- **What is asked**
Drop every picture. Then return, exactly, the lines from the beginning of the listing below through the one containing "from matplotlib.patches import Rectangle".

-- Start of Provided material --

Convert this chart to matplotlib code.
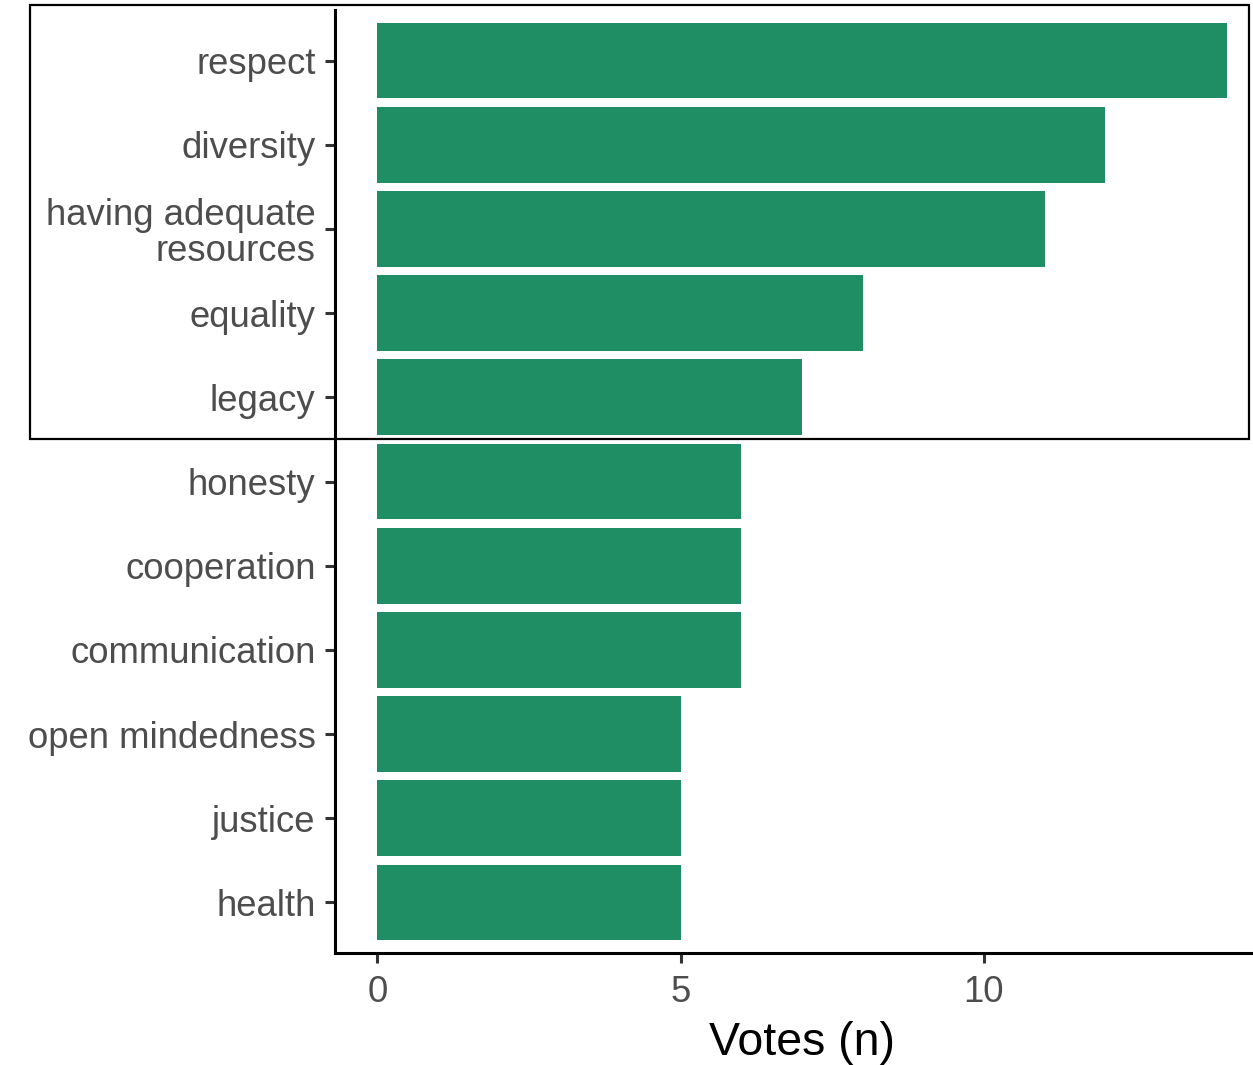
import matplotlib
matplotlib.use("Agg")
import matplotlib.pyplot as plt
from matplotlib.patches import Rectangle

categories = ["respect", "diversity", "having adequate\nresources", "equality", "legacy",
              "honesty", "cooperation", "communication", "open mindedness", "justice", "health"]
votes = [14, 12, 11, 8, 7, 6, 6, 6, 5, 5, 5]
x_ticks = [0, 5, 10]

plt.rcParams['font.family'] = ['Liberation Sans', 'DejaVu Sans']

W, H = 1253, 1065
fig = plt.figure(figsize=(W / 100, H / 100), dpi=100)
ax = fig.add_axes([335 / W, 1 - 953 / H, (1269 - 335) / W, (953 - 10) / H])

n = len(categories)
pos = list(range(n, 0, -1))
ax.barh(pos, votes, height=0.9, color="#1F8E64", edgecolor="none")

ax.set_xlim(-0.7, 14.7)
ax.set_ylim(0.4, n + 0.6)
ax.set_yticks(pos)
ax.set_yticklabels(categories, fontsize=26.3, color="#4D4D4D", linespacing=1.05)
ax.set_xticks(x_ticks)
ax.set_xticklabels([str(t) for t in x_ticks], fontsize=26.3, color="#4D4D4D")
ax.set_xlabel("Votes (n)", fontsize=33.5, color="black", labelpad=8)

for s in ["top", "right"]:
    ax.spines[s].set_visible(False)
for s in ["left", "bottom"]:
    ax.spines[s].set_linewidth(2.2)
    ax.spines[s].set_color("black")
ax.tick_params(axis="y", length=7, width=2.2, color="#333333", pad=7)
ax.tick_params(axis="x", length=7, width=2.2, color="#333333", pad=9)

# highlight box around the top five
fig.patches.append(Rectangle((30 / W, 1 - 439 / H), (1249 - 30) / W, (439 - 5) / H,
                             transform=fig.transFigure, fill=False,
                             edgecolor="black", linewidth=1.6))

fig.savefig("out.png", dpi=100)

-- End of Provided material --

- **Reply**
Convert this chart to matplotlib code.
import matplotlib
matplotlib.use("Agg")
import matplotlib.pyplot as plt
from matplotlib.patches import Rectangle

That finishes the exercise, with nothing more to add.